It is well known that adopting the right technology mix is essential in ensuring that your business is efficient, productive and competitive. It is also no secret that the rate of change in the technology space is growing exponentially.
This presents a variety of challenges for businesses both large and small on how best to stay ahead of the curve. Given the immense choice and variety of new apps, software and services, it is impossible to be across it all, let alone select and successfully adopt the solution that best meets your needs.
If you get it right, it can be a core component of your competitive edge, but there are pitfalls also. Inadequate technology, lack of training, incomplete adoption can all lead to negative results – in a big way!
While there are many ways that new technology can be introduced into the business, one of the most powerful is from staff identifying areas of pain and opportunities to innovate in order to make things better.
To foster this type of innovation, some essential shared values must be present and in practice.
1. Learn Everyday
The driver of change is a desire to improve and it starts with every person in your organization.
Having a team that is dedicated to constantly challenging themselves and learning new things is a critical value in ensuring that staff are willing to embrace something new. Ultimately we should work towards an environment that incorporates the process of learning new tools and trying new techniques as a part of day to day business.
What does this look like practically? It could be as simple as encouraging staff to explore and discover new apps and other technology that they feel may improve their work. Learn a new tech shortcut that makes them more efficient or research a new technique. Allowing people to grow their understanding of how they do their work and encourage them to change their mind.

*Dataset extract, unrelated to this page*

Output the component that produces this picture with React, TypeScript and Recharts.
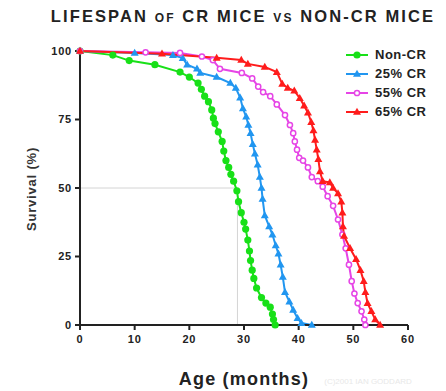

2. Challenge the Status Quo
Leading on from personal learning, the next most important is improving the business.
With staff actively exploring and investigating ways of improving how they work personally, a team should be also challenging the status quo of how the whole business operates.
As a business, rate of change is so high that it is almost essential to improve your operations every day. Instilling the value of challenging how things are done now, in order to do them better is how this happens.
In your business, this could be encouraging people to talk when they have a view on how new technology can be introduced or changed to do things better. Together as a team, you should have a shared understanding that these discussions should be had early and often, and that the fact that an idea or opinion is not adopted is not a bad thing, but a learning process. Encourage sharing ideas even if it is not fully formed or complete. It all helps!
3. Trust
Encouraging employees to challenge the status quo and make constant improvements are one thing, but how do we ensure that they actually feel comfortable providing that feedback and continuing to make suggestions to improve.
Building trust within an organization is crucial! It creates an environment where employees feel confident to put ideas forward.
Trust gets built from the top down and the bottom up. As leaders, and as colleagues, we need to ensure that ideas are not dismissed, but rather acknowledged and elaborated on. When new ideas and feedback are not adopted, it needs to be clearly communicated as to why.
Below are some strategies to bring this value to life.
Get to know each other: Establishing positive relationships with each of your colleagues can really boost morale and assist in providing a good, trusting environment for feedback, challenging the status quo and improving.
Time and place: When asking if you can give someone feedback, give them the option to say no or set another time. This allows freedom to postpone certain conversations when it comes to receiving feedback.
“Yes, and..” instead of “no, but”: When someone does provide feedback, encourage all people to choose their language carefully. When you say “Yes” you are verbally agreeing with the person you are talking to, you’re letting them know in no uncertain terms that you’re listening. Then the “And” is where you contribute something. You build a sense of confidence and trust to continue to contribute.
4. Embrace Failure
Failure is often a taboo subject, something that is to be avoided by most people, especially in the workplace! However, in order to foster an innovative environment we need to ensure that failure is something accepted and even encouraged!
In order to establish this, processes and procedures need to be flexible and employees need to understand that there is not just a single answer but instead are encouraged to experiment in the problem solving process. Coupling this with structure can ensure that you have a guide for setting budgets (failing cheaply) and quick decision-making to ensure that you learn and improve quickly (failing fast).
Validating ideas carefully: Make sure that you start out asking the correct questions, and then order your experiments in a more effective way. E.g. assess strategic risks first to rule out experimentation first.
Lower the costs of experiments: Set budgets, ensure that your experiments don’t cost a lot of money. Focus on the essential components to validate if the new technology provides value, rather than evaluating full feature sets or nice to have components. Choose a low cost way to test ideas.
Increase the pace of decision making: Quickly iterate over testing, evaluating and adjusting. Ensure decisions are made quickly on changing direction, and on whether the idea is showing value. Stopping projects that are flawed can reduce unnecessary spending.
Failure is important part of learning what works and what doesn’t. By failing fast and cheap you can quickly cycle through ideas and this can result in find the best idea. Ensure failure is not a dirty word, but rather the opposite! Encourage the learning process.